_What you will do_: Leave the pictures out. Return all other data exactly.

_Recorded data_:

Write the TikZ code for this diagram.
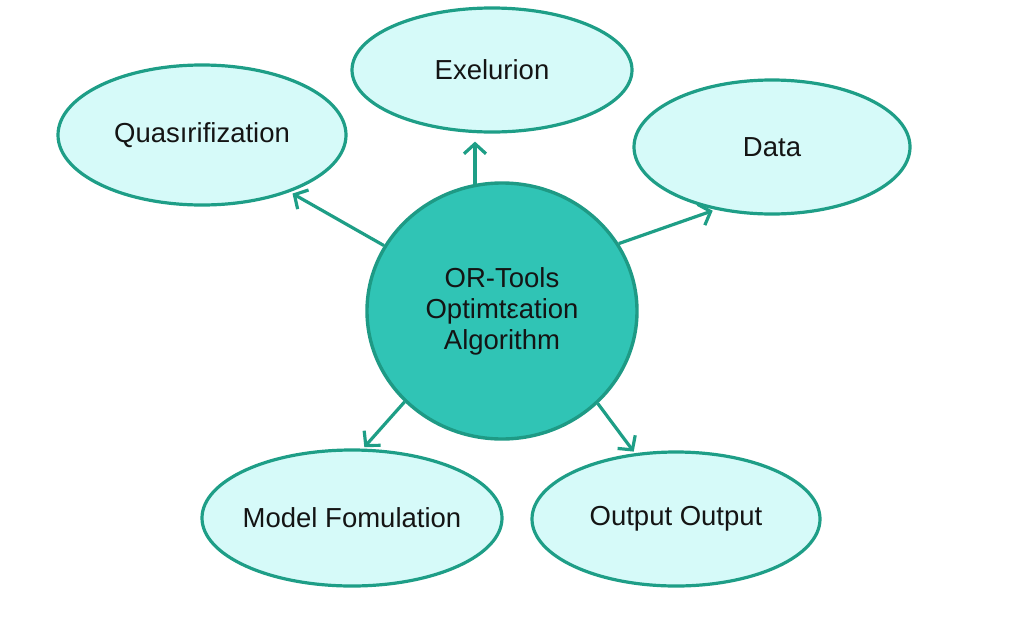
\documentclass[tikz,border=0pt]{standalone}
\usepackage{fontspec}
\setmainfont{Liberation Sans}
\usetikzlibrary{shapes.geometric,arrows.meta}
\definecolor{cfill}{HTML}{30C4B5}
\definecolor{cedge}{HTML}{1E9A85}
\definecolor{efill}{HTML}{D6FAF9}
\definecolor{eedge}{HTML}{1E9E87}
\definecolor{arrc}{HTML}{1E9E86}
\newcommand{\zb}[1]{\makebox[0pt]{#1}}
\tikzset{
  bub/.style={ellipse, draw=eedge, fill=efill, line width=3.2pt, inner sep=0pt,
    font=\fontsize{27.5}{31}\selectfont, text=black!92},
  hub/.style={ellipse, draw=cedge, fill=cfill, line width=3.4pt, inner sep=0pt,
    minimum width=270pt, minimum height=256pt, align=center,
    font=\fontsize{27.5}{31}\selectfont, text=black!92},
  arr/.style={draw=arrc, line width=3.2pt, -{Straight Barb[length=10pt,width=22pt]}},
}
\begin{document}
\begin{tikzpicture}[x=1pt,y=-1pt]
\useasboundingbox (0,0) rectangle (1024,632);
\node[bub, minimum width=288pt, minimum height=140pt] (q) at (202,135) {\zb{Quas\i rifization}};
\node[bub, minimum width=280pt, minimum height=124pt] (e) at (492,70) {\zb{Exelurion}};
\node[bub, minimum width=276pt, minimum height=134pt] (d) at (772,147) {\zb{Data}};
\node[bub, minimum width=300pt, minimum height=136pt] (m) at (352,518) {\zb{Model Fomulation}};
\node[bub, minimum width=288pt, minimum height=134pt] (o) at (676,519) {\zb{Output Output}};
\node[hub] (c) at (502,311) {OR-Tools\\Optimtεation\\Algorithm};
\draw[arr, shorten >=3pt] (c.151) -- (q.327.5);
\draw[arr, shorten >=8pt] (c.102) -- (c.102 |- e.south);
\draw[arr, shorten >=3pt] (c.30) -- (d.228);
\draw[arr, shorten >=2pt] (c.223.5) -- (m.81);
\draw[arr, shorten >=2pt] (c.316.5) -- (o.122);
\end{tikzpicture}
\end{document}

_Written response_:
Write the TikZ code for this diagram.
\documentclass[tikz,border=0pt]{standalone}
\usepackage{fontspec}
\setmainfont{Liberation Sans}
\usetikzlibrary{shapes.geometric,arrows.meta}
\definecolor{cfill}{HTML}{30C4B5}
\definecolor{cedge}{HTML}{1E9A85}
\definecolor{efill}{HTML}{D6FAF9}
\definecolor{eedge}{HTML}{1E9E87}
\definecolor{arrc}{HTML}{1E9E86}
\newcommand{\zb}[1]{\makebox[0pt]{#1}}
\tikzset{
  bub/.style={ellipse, draw=eedge, fill=efill, line width=3.2pt, inner sep=0pt,
    font=\fontsize{27.5}{31}\selectfont, text=black!92},
  hub/.style={ellipse, draw=cedge, fill=cfill, line width=3.4pt, inner sep=0pt,
    minimum width=270pt, minimum height=256pt, align=center,
    font=\fontsize{27.5}{31}\selectfont, text=black!92},
  arr/.style={draw=arrc, line width=3.2pt, -{Straight Barb[length=10pt,width=22pt]}},
}
\begin{document}
\begin{tikzpicture}[x=1pt,y=-1pt]
\useasboundingbox (0,0) rectangle (1024,632);
\node[bub, minimum width=288pt, minimum height=140pt] (q) at (202,135) {\zb{Quas\i rifization}};
\node[bub, minimum width=280pt, minimum height=124pt] (e) at (492,70) {\zb{Exelurion}};
\node[bub, minimum width=276pt, minimum height=134pt] (d) at (772,147) {\zb{Data}};
\node[bub, minimum width=300pt, minimum height=136pt] (m) at (352,518) {\zb{Model Fomulation}};
\node[bub, minimum width=288pt, minimum height=134pt] (o) at (676,519) {\zb{Output Output}};
\node[hub] (c) at (502,311) {OR-Tools\\Optimtεation\\Algorithm};
\draw[arr, shorten >=3pt] (c.151) -- (q.327.5);
\draw[arr, shorten >=8pt] (c.102) -- (c.102 |- e.south);
\draw[arr, shorten >=3pt] (c.30) -- (d.228);
\draw[arr, shorten >=2pt] (c.223.5) -- (m.81);
\draw[arr, shorten >=2pt] (c.316.5) -- (o.122);
\end{tikzpicture}
\end{document}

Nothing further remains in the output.